DATA EXCERPT
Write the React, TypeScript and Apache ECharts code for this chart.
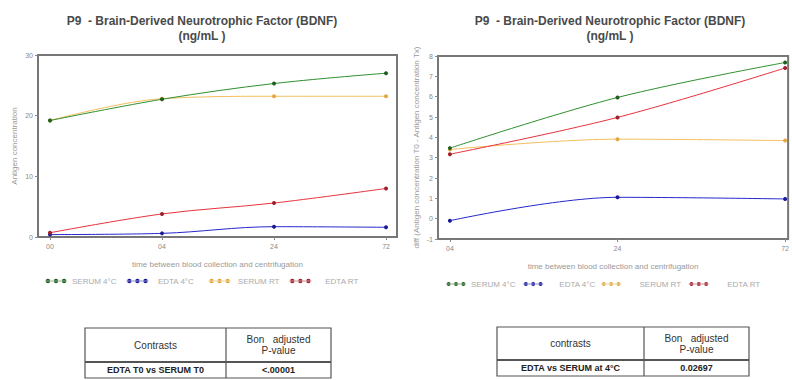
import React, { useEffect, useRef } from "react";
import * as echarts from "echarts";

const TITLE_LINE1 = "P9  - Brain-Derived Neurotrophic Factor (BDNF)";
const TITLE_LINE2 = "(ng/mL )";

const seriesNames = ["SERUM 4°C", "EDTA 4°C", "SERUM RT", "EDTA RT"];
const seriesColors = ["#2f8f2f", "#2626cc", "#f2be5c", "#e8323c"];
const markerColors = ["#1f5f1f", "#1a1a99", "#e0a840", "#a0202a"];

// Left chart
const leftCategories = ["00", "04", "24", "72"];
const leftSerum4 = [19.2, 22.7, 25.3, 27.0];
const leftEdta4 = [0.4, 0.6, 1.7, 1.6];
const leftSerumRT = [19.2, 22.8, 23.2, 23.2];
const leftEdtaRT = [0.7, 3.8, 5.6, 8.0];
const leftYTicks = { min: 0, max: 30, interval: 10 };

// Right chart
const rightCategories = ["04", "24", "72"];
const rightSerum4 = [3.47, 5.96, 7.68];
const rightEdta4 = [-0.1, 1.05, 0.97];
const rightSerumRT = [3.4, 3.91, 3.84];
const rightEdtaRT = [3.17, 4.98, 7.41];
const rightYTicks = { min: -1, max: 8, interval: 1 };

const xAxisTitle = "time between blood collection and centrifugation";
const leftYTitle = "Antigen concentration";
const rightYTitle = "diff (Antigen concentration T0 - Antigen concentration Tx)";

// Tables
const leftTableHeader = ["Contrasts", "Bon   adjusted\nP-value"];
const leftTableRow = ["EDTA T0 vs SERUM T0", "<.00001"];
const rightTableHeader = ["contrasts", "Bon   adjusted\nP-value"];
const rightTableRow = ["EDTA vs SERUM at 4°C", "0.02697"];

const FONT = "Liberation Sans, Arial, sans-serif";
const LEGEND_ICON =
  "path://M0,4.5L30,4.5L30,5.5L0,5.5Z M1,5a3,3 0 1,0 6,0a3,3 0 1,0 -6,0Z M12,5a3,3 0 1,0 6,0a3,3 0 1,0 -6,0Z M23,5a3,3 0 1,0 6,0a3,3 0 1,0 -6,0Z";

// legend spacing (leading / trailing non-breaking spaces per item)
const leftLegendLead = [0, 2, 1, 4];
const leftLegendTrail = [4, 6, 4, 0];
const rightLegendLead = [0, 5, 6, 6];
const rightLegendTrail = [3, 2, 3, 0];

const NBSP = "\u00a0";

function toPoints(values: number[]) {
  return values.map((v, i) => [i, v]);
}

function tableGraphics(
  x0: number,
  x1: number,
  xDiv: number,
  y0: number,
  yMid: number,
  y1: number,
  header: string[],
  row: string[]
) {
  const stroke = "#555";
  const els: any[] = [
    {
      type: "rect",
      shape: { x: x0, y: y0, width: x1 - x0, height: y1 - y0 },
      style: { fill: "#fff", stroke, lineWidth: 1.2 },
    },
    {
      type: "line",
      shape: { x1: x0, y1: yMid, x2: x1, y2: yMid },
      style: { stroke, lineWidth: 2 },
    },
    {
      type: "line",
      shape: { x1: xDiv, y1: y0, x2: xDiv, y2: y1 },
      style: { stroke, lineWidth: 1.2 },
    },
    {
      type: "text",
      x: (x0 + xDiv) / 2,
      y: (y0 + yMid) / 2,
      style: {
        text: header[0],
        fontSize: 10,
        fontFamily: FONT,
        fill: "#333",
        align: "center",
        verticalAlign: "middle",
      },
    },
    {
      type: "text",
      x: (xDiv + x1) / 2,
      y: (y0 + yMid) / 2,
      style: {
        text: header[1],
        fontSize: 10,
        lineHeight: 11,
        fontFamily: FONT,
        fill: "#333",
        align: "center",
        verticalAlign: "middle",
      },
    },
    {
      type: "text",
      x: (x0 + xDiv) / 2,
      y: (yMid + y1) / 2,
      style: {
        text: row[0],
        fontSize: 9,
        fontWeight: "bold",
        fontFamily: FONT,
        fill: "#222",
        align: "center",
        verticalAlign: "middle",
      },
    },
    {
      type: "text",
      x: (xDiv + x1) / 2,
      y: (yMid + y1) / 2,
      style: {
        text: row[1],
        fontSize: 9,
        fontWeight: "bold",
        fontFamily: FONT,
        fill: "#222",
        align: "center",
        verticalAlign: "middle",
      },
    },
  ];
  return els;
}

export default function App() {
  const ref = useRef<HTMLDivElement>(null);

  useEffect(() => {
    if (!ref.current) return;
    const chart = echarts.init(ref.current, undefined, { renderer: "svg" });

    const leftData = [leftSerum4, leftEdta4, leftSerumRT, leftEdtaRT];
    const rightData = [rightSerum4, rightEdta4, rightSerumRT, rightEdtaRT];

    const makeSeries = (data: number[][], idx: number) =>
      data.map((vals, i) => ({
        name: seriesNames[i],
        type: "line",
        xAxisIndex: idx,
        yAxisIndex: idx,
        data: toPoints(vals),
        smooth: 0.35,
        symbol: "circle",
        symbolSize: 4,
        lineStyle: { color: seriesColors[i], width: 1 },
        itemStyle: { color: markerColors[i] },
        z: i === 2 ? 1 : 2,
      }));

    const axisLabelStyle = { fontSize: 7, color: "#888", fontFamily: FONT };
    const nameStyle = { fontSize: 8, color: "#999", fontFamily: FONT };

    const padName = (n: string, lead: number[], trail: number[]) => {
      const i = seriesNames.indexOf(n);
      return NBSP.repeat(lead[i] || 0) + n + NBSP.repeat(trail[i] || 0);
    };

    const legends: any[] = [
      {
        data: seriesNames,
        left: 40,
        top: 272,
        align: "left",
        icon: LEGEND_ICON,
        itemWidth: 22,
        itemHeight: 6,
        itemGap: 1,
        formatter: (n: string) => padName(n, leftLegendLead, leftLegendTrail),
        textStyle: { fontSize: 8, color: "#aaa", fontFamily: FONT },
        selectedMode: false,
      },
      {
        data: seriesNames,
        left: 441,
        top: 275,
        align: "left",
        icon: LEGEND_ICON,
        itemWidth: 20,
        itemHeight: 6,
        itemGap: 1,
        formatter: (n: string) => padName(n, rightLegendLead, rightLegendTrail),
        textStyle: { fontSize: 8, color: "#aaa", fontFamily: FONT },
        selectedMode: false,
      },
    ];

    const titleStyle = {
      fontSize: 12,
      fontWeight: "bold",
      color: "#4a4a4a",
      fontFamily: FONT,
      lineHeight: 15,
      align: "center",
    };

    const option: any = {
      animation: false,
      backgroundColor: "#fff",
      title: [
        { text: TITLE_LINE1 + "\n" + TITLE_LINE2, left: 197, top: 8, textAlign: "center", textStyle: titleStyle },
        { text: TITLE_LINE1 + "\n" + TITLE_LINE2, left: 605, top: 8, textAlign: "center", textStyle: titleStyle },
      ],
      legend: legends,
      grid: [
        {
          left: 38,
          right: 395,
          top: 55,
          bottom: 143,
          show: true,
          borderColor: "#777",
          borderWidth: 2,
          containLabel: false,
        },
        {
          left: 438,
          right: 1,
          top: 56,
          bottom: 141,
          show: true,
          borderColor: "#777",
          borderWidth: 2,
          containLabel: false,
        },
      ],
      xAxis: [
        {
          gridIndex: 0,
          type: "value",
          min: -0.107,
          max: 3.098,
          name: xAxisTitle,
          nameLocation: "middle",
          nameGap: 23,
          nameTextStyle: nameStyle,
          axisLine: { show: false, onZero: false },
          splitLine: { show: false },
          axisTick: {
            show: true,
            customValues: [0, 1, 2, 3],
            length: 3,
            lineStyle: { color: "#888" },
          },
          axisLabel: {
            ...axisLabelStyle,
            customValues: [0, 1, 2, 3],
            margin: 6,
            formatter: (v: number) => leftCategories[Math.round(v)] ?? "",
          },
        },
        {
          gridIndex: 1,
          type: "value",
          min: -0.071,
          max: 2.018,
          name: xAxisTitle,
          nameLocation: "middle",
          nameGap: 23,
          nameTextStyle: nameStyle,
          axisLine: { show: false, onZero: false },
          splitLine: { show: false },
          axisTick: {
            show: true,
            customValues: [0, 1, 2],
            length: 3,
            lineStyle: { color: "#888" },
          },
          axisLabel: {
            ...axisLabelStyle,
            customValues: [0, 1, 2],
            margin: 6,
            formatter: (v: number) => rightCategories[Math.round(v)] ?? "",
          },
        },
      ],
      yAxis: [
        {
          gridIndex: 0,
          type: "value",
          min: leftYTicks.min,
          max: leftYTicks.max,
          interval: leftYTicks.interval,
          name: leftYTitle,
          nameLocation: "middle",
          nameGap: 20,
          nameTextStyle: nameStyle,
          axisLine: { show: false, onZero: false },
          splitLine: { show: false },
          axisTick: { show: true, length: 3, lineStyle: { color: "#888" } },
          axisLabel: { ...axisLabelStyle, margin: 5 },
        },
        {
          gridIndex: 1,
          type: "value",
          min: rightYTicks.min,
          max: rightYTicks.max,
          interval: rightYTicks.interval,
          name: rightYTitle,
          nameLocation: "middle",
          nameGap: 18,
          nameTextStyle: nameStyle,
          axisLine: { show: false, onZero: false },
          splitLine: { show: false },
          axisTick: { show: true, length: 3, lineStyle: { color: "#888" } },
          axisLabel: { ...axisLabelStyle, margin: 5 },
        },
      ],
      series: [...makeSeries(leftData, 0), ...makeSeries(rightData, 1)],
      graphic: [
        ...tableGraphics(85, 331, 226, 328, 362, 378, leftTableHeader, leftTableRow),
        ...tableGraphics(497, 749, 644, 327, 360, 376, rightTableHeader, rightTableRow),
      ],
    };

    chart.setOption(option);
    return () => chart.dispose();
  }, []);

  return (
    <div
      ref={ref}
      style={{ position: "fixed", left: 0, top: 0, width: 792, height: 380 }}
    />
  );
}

DESCRIPTION OF THE TASK
Pictures stay out. Print the data exactly, from its first line through the line containing "import * as".

THE COMPLETED TASK
Write the React, TypeScript and Apache ECharts code for this chart.
import React, { useEffect, useRef } from "react";
import * as echarts from "echarts";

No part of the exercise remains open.